Pandharpur: Jaya Waghela, 52, spends more than an hour cleaning herself every morning. But the soap and water cannot wash off the stench of human faeces she cleans everyday with her broom at 600-odd public toilets along the banks of the river Bhima in Pandharpur district of Maharashtra.

"The stench is so overbearing that it has killed my appetite," says Waghela, who has stayed away from her kitchen since she began working as a manual scavenger 20 years ago. It was then that the Centre enacted the Employment of Manual Scavengers and Construction of Dry Latrines (Prohibition) Act, which bans such scavenging.

For Waghela, who starts her day before the break of dawn, work is at its toughest this time of the year, when nearly 10 lakh pilgrims gather at Pandharpur for the Ashadi Ekadashi Yatra.

Nearly 700 persons of the Mehtar community are assigned the job of cleaning the 800 dry latrines that cater to the lakhs of pilgrims. While 363 of the 700 are permanent workers, the others are appointed on contract.

"As they are not officially recruited, they are at the mercy of the civic authorities," says social activist Pradip More who, along with Satara-based activist Sandeep Jhedhe, convened a "campaign against manual scavenging" in 2011.
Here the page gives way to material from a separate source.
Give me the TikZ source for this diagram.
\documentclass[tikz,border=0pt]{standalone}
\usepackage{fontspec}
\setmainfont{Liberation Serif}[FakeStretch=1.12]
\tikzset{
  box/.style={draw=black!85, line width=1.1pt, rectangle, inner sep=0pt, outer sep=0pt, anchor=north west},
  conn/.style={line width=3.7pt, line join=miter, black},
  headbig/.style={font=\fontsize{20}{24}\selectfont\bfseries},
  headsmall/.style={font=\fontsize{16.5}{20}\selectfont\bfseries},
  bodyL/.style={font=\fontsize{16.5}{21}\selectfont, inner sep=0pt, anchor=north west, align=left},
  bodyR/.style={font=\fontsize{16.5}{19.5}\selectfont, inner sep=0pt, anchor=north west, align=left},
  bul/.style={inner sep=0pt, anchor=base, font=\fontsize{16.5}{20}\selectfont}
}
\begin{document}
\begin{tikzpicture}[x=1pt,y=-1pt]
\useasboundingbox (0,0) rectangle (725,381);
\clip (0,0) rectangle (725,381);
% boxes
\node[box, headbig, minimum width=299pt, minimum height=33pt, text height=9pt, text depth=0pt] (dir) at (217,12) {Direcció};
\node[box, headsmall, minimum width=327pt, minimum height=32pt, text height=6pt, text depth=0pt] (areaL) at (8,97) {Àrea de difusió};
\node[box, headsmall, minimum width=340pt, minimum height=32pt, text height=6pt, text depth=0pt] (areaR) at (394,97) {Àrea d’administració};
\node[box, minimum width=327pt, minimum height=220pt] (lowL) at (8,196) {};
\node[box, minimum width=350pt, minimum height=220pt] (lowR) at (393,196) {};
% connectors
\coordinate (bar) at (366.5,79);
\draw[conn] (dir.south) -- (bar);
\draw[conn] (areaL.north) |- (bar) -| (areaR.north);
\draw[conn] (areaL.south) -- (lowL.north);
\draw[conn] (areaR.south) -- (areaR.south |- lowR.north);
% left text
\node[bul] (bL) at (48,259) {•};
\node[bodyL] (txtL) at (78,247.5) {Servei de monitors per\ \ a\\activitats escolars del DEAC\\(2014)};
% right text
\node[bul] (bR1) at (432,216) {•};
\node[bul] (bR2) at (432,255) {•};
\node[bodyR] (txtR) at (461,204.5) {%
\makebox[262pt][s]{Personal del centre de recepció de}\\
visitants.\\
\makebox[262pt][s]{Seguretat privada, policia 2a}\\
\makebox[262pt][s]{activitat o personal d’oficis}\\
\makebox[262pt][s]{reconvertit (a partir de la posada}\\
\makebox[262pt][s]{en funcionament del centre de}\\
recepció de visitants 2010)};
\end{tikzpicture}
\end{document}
Though the law prohibits engaging manual scavengers, the Pandharpur council says it had no other option for cleaning the toilets. This it declared in an affidavit last August in the Bombay High Court, submitted in response to a public interest litigation against the practice. "If human waste is not cleaned properly, there is a serious likelihood of air and water contamination," Shrikant Mycalwar, district project officer in the Solapur collectorate, said in the affidavit.

In 2008, responding to a complaint filed with the State Human Rights Commission, the state had claimed that unless conservancy workers were deployed it would lead to an epidemic that would spread even to the neighbouring states of Karnataka and Andhra Pradesh.
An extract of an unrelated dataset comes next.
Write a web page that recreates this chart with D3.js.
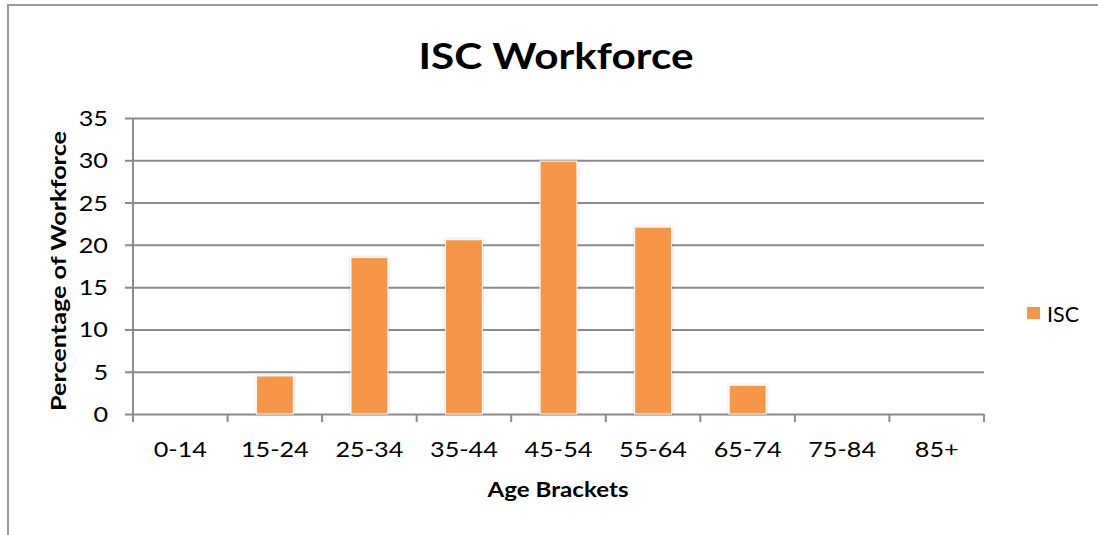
<!DOCTYPE html>
<html>
<head>
<meta charset="utf-8">
<script src="https://cdn.jsdelivr.net/npm/d3@7"></script>
<style>
  body { margin: 0; background: #fff; }
  text { font-family: Lato, "Open Sans", sans-serif; fill: #000; }
</style>
</head>
<body>
<svg id="chart" width="1098" height="535"></svg>
<script>
// data
const categories = ['0-14', '15-24', '25-34', '35-44', '45-54', '55-64', '65-74', '75-84', '85+']
const iscValues = [0, 4.5, 18.5, 20.6, 29.9, 22.1, 3.4, 0, 0]
const yTicks = [0, 5, 10, 15, 20, 25, 30, 35]

const svg = d3.select('#chart')
const margin = { left: 133, right: 1098 - 984, top: 118, bottom: 535 - 414 }
const width = 1098, height = 535
const gridColor = '#8a8a8a'

// the original font runs wider than Lato, so stretch text a bit
function widen(sel, factor) {
  sel.each(function() {
    let len = this.getComputedTextLength()
    d3.select(this).attr('textLength', len * factor).attr('lengthAdjust', 'spacingAndGlyphs')
  })
}

// chart frame
svg.append('path')
  .attr('d', 'M8,540 L8,5 L1110,5')
  .attr('fill', 'none')
  .attr('stroke', '#9a9a9a')
  .attr('stroke-width', 2)

let x = d3.scaleBand()
  .domain(categories)
  .range([margin.left, width - margin.right])
  .paddingInner(0.61)
  .paddingOuter(0.305)

let y = d3.scaleLinear()
  .domain([0, 35])
  .range([height - margin.bottom, margin.top])

// gridlines + y ticks
let yAxis = d3.axisLeft(y).tickValues(yTicks).tickPadding(6)
  .tickSizeInner(-(width - margin.right - margin.left))
svg.append('g')
  .attr('transform', `translate(${margin.left},0)`)
  .call(yAxis)
  .call(g => g.select('.domain').remove())
  .call(g => g.selectAll('.tick line').attr('stroke', gridColor).attr('stroke-width', 2)
    .attr('x1', -8))
  .call(g => g.selectAll('.tick text').attr('font-size', 21).attr('x', -25).attr('dy', '0.36em')
    .attr('font-family', 'Lato, sans-serif'))
  .call(g => widen(g.selectAll('.tick text'), 1.2))

// vertical axis line
svg.append('line')
  .attr('x1', margin.left).attr('x2', margin.left)
  .attr('y1', margin.top).attr('y2', y(0))
  .attr('stroke', gridColor).attr('stroke-width', 2)

// category tick marks at band boundaries
let step = x.step()
let bounds = d3.range(categories.length + 1).map(i => margin.left + i * step)
svg.append('g').selectAll('line')
  .data(bounds)
  .enter().append('line')
  .attr('x1', d => d).attr('x2', d => d)
  .attr('y1', y(0)).attr('y2', y(0) + 8)
  .attr('stroke', gridColor).attr('stroke-width', 2)

// x labels
let xl = svg.append('g').selectAll('text')
  .data(categories)
  .enter().append('text')
  .attr('x', d => x(d) + x.bandwidth() / 2)
  .attr('y', 457)
  .attr('text-anchor', 'middle')
  .attr('font-size', 21)
  .text(d => d)
widen(xl, 1.2)

// soft shadow for bars
let defs = svg.append('defs')
let f = defs.append('filter').attr('id', 'shadow')
  .attr('x', '-20%').attr('y', '-10%').attr('width', '140%').attr('height', '120%')
f.append('feDropShadow')
  .attr('dx', 0).attr('dy', 0).attr('stdDeviation', 1.5)
  .attr('flood-color', '#000').attr('flood-opacity', 0.18)

svg.append('g').selectAll('rect')
  .data(iscValues.map((v, i) => ({ cat: categories[i], v: v })).filter(d => d.v > 0))
  .enter().append('rect')
  .attr('x', d => x(d.cat))
  .attr('y', d => y(d.v))
  .attr('width', x.bandwidth())
  .attr('height', d => y(0) - y(d.v))
  .attr('fill', '#f79646')
  .attr('stroke', '#fff')
  .attr('stroke-width', 1)
  .attr('filter', 'url(#shadow)')

// titles
svg.append('text')
  .attr('x', 556).attr('y', 69)
  .attr('text-anchor', 'middle')
  .attr('font-size', 36)
  .attr('font-weight', 'bold')
  .attr('textLength', 275).attr('lengthAdjust', 'spacingAndGlyphs')
  .text('ISC Workforce')

svg.append('text')
  .attr('x', 558).attr('y', 497)
  .attr('text-anchor', 'middle')
  .attr('font-size', 21)
  .attr('font-weight', 'bold')
  .attr('textLength', 141).attr('lengthAdjust', 'spacingAndGlyphs')
  .text('Age Brackets')

svg.append('text')
  .attr('transform', 'translate(66,271) rotate(-90)')
  .attr('text-anchor', 'middle')
  .attr('font-size', 21)
  .attr('font-weight', 'bold')
  .attr('textLength', 280).attr('lengthAdjust', 'spacingAndGlyphs')
  .text('Percentage of Workforce')

// legend
svg.append('rect')
  .attr('x', 1027).attr('y', 307)
  .attr('width', 13).attr('height', 12)
  .attr('fill', '#f79646')
svg.append('text')
  .attr('x', 1047).attr('y', 322)
  .attr('font-size', 22)
  .attr('textLength', 32).attr('lengthAdjust', 'spacingAndGlyphs')
  .text('ISC')
</script>
</body>
</html>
The practice is an age-old one though the Pandharpur Municipal Council has renamed the workers safai karamcharis. "Only the expression has been changed. My community continues to clean human waste," says Guru Dhodiya, 29, who is literate and who decided early in life he would break free from the shackles binding his community. His mother and brother continue to work as manual scavengers with the civic body.
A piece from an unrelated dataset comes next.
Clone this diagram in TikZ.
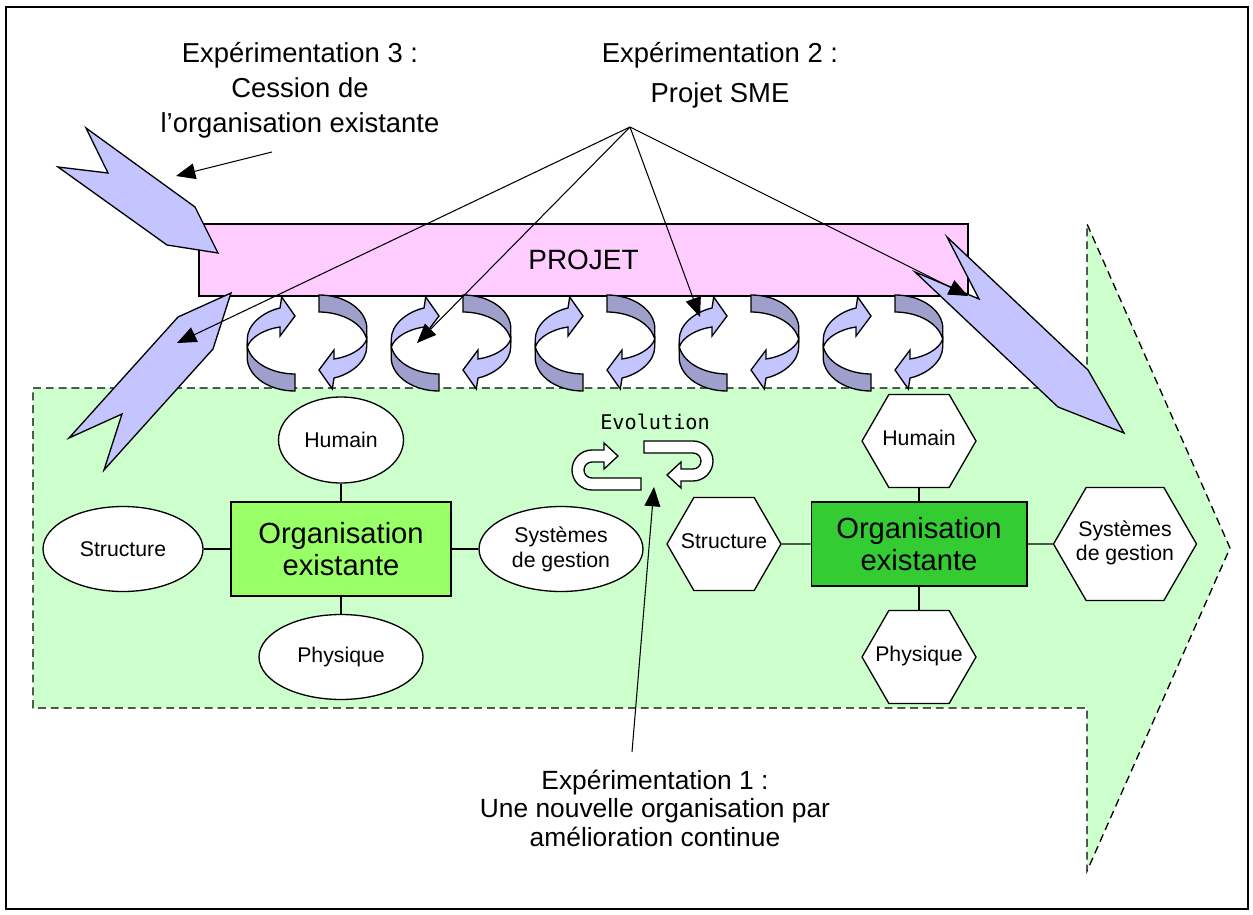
\documentclass[tikz,border=0pt]{standalone}
\usepackage{fontspec}
\setmainfont{Liberation Sans}
\newfontfamily\evofont{DejaVu Sans Mono}
\usetikzlibrary{arrows.meta,shapes.geometric,shapes.symbols}
\definecolor{zonegreen}{HTML}{CCFFCC}
\definecolor{projetpink}{HTML}{FFCCFF}
\definecolor{chevronblue}{HTML}{C4C4FF}
\definecolor{ringdark}{HTML}{9F9FCC}
\definecolor{orglight}{HTML}{99FF66}
\definecolor{orgdark}{HTML}{33CC33}
% text that does not widen the hexagon round it
\newcommand\hexlabel[1]{\makebox[0pt]{\begin{tabular}{@{}c@{}}#1\end{tabular}}}

\tikzset{
  % one half of a turning ribbon, top-left corner at the origin, y downwards
  ringarrow/.pic={
    \filldraw[edged, fill=chevronblue] (32.7,11) .. controls (15,15) and (0,28) .. (0,42)
      -- (0,50) .. controls (3,40) and (18,32) .. (32.7,30)
      -- (32.7,39) -- (47.7,19) -- (34.4,0) -- cycle;
    \filldraw[edged, fill=ringdark] (0,50) .. controls (5,68) and (28,77) .. (47.7,77)
      -- (47.7,94) .. controls (22,94) and (2,80) .. (0,63) -- cycle;
  },
  % flat u-turn arrow of the evolution sign
  uturn/.pic={
    \filldraw[edged, fill=white] (71,37) -- (22,37)
      .. controls (17.6,37) and (14,33.4) .. (14,29)
      .. controls (14,24.6) and (17.6,21) .. (22,21)
      -- (34,21) -- (34,28) -- (48,15) -- (34,2) -- (34,9) -- (22,9)
      .. controls (11,9) and (2,18) .. (2,29)
      .. controls (2,40) and (11,49) .. (22,49) -- (71,49) -- cycle;
  }
}

\begin{document}
\begin{tikzpicture}[
  x=0.02cm,
  y=-0.02cm,
  every node/.style={inner sep=1pt},
  edged/.style={draw=black, line width=0.75pt},
  chevron/.style={edged, fill=chevronblue},
  zone/.style={draw=black, line width=0.75pt, dash pattern=on 4.5pt off 2.8pt, fill=zonegreen},
  facet/.style={edged, fill=white, ellipse, inner sep=0pt,
    font=\fontsize{12.1}{14.2}\selectfont, align=center},
  hexa/.style={edged, fill=white, signal, signal to=east and west,
    signal pointer angle=120, inner sep=0pt, minimum width=2.28cm,
    minimum height=1.86cm, font=\fontsize{12.1}{13.8}\selectfont},
  orgbox/.style={draw=black, line width=0.6pt, inner sep=0pt,
    font=\fontsize{16.6}{18.2}\selectfont, align=center},
  link/.style={line width=0.75pt},
  pointer/.style={line width=0.6pt, -{Triangle[length=11pt,width=9pt]}},
  note/.style={font=\fontsize{15.6}{19.9}\selectfont, align=center}
]
  \useasboundingbox (0,0) rectangle (1253,915);
  \draw[line width=1.1pt] (6,7) rectangle (1248,909);

  % ---- the big arrow of time -------------------------------------------
  \draw[zone] (33,388) -- (1087,388) -- (1087,224) -- (1230,548)
    -- (1087,871) -- (1087,708) -- (33,708) -- cycle;

  % ---- the project bar and its turning ribbons -------------------------
  \node[edged, fill=projetpink, minimum width=15.38cm, minimum height=1.44cm,
    font=\fontsize{15.9}{18}\selectfont] (projet) at (583.5,260) {PROJET};
  \foreach \k in {0,...,4} {
    \pic at ({247.3+144*\k},297) {ringarrow};
    \pic[rotate=180] at ({366.7+144*\k},389) {ringarrow};
  }

  % ---- chevrons in and out of the project ------------------------------
  \draw[chevron] (86,128) -- (195,207) -- (218,253) -- (167,245) -- (58,167)
    -- (108,173) -- cycle;
  \draw[chevron] (231,293) -- (178,317) -- (69,438) -- (122,414) -- (104,470)
    -- (213,349) -- cycle;
  \draw[chevron] (947,237) -- (979,299) -- (915,272) -- (1058,407)
    -- (1124,433) -- (1088,370) -- cycle;

  % ---- the existing organisation ---------------------------------------
  \node[orgbox, fill=orglight, minimum width=4.4cm, minimum height=1.88cm]
    (lorg) at (341,549) {Organisation\\existante};
  \node[facet, minimum width=2.5cm, minimum height=1.72cm] (lhum) at (341,440) {Humain};
  \node[facet, minimum width=3.2cm, minimum height=1.7cm] (lstr) at (123,549) {Structure};
  \node[facet, minimum width=3.28cm, minimum height=1.7cm] (lsys) at (561,549) {Systèmes\\de gestion};
  \node[facet, minimum width=3.28cm, minimum height=1.7cm] (lphy) at (341,657) {Physique};
  \foreach \n in {lhum,lstr,lsys,lphy} \draw[link] (\n) -- (lorg);

  % ---- the organisation after the change -------------------------------
  \node[orgbox, fill=orgdark, minimum width=4.32cm, minimum height=1.68cm]
    (rorg) at (919,544) {Organisation\\existante};
  \node[hexa] (rhum) at (919,441) {\hexlabel{Humain}};
  \node[hexa] (rstr) at (724,544) {\hexlabel{Structure}};
  \node[hexa, minimum width=2.86cm, minimum height=2.26cm] (rsys) at (1125,544)
    {\hexlabel{Systèmes\\de gestion}};
  \node[hexa] (rphy) at (919,657) {\hexlabel{Physique}};
  \foreach \n in {rhum,rstr,rsys,rphy} \draw[link] (\n) -- (rorg);

  % ---- evolution sign --------------------------------------------------
  \node[font=\evofont\fontsize{11.5}{13}\selectfont] (evo) at (655,422) {Evolution};
  \pic at (570,441) {uturn};
  \pic[rotate=180] at (715,490) {uturn};

  % ---- the three experiments -------------------------------------------
  \node[note] (exp3) at (300,90) {Expérimentation 3 :\\Cession de\\l’organisation existante};
  \node[note] (exp2) at (720,75) {Expérimentation 2 :\\[2.8pt]Projet SME};
  \node[note, font=\fontsize{15}{16.2}\selectfont] (exp1) at (655,808)
    {Expérimentation 1 :\\Une nouvelle organisation par\\amélioration continue};

  \coordinate (cessfoot) at (272,152);
  \coordinate (cesshit) at (176,176);
  \draw[pointer] (cessfoot) -- (cesshit);

  \coordinate (sme) at (630,127);
  \coordinate (hitA) at (177,343);
  \coordinate (hitB) at (417,343);
  \coordinate (hitC) at (700,317);
  \coordinate (hitD) at (968,296);
  \foreach \t in {hitA,hitB,hitC,hitD} \draw[pointer] (sme) -- (\t);

  \coordinate (amfoot) at (632,752);
  \coordinate (amhit) at (654,487);
  \draw[pointer] (amfoot) -- (amhit);
\end{tikzpicture}
\end{document}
Waghela and Dhodiya, both of the Mehtar community, hail originally from Gujarat. The British had brought 210 Mehtar families to Pandharpur district as bonded labourers some 150 years ago. Their descendants continue to live in a ghetto, Gujarati Colony, built by the municipal council.

The families there still pay the state house rent. The community protested against this during last year's yatra. "We were promised the government will swiftly transfer these houses to our names. That has not yet happened," says Rajan Goyal, a graduate and a new recruit at the municipal council.

"This is the only department where we face no competition for the job from people of other castes and classes," adds Goyal, from whose family four generations have worked with the municipal council now.

Last week, when Chief Minister Prithviraj Chavan was in Pandharpur, a few community representatives met him with their grievances, housing being the primary concern. "We were promised, as usual, that appropriate action would be taken," Dhodhiya says.

According to the Ministry for Social Justice, Maharashtra has 64,785 human excreta carriers, the second highest after Madhya Pradesh with 81,307. "The condition of safai karamcharis in Maharashtra is deplorable. Earlier this year, the vice chairperson of the National Commission for Schedules Castes [Raj Kumar Verka], was specially assigned the task of looking into the conditions in Maharashtra," says P L Puniya, chairperson of NCSC. He says he will call for a report on Pandharpur immediately.